Write Better User Stories. Use BDD.

Josh Frank
Revelry
Published in
3 min readJun 9, 2017

I want to tell you how we tear down confusion and build up clarity by using a process called Behavior Driven Development (BDD).

You may have spent weeks — months, even — outlining your software ideas into meticulous speculation documents complete with tables of contents, diagrams, dependency lists, and more; all in an effort to describe exactly what you want built.

Why does it always seem that what you get is nothing close to what you wanted? It’s the trap of spec docs and acceptance criteria.

Even if you’ve moved away from this top-down, waterfall-esque model of software development in favor of an agile framework, you might still struggle with writing user stories that provide the right clarity.

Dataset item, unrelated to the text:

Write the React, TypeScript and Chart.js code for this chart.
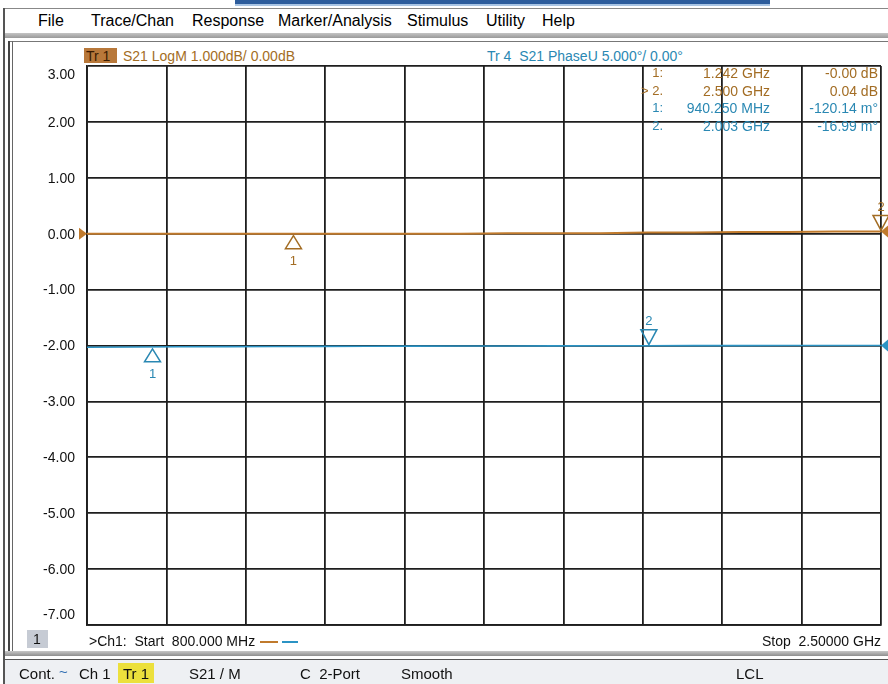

Your team is getting overly caught up on literalness and acceptance criteria to the detriment of delivering creative, valuable solutions. And the solution for that is Behavior Driven Development (BDD).

You down with BDD?

At Revelry, we use BDD for all members of the team — and yes, that team includes our partners — so that everyone is clear about the intended user experience in the final product. Revelry’s flavor of BDD is a process for describing software features that is biased toward user’s actions and the results of those actions. We even take things a step further and help readers of the BDD story to understand the business value — or at least a portion of the background — explaining why the new feature is being built.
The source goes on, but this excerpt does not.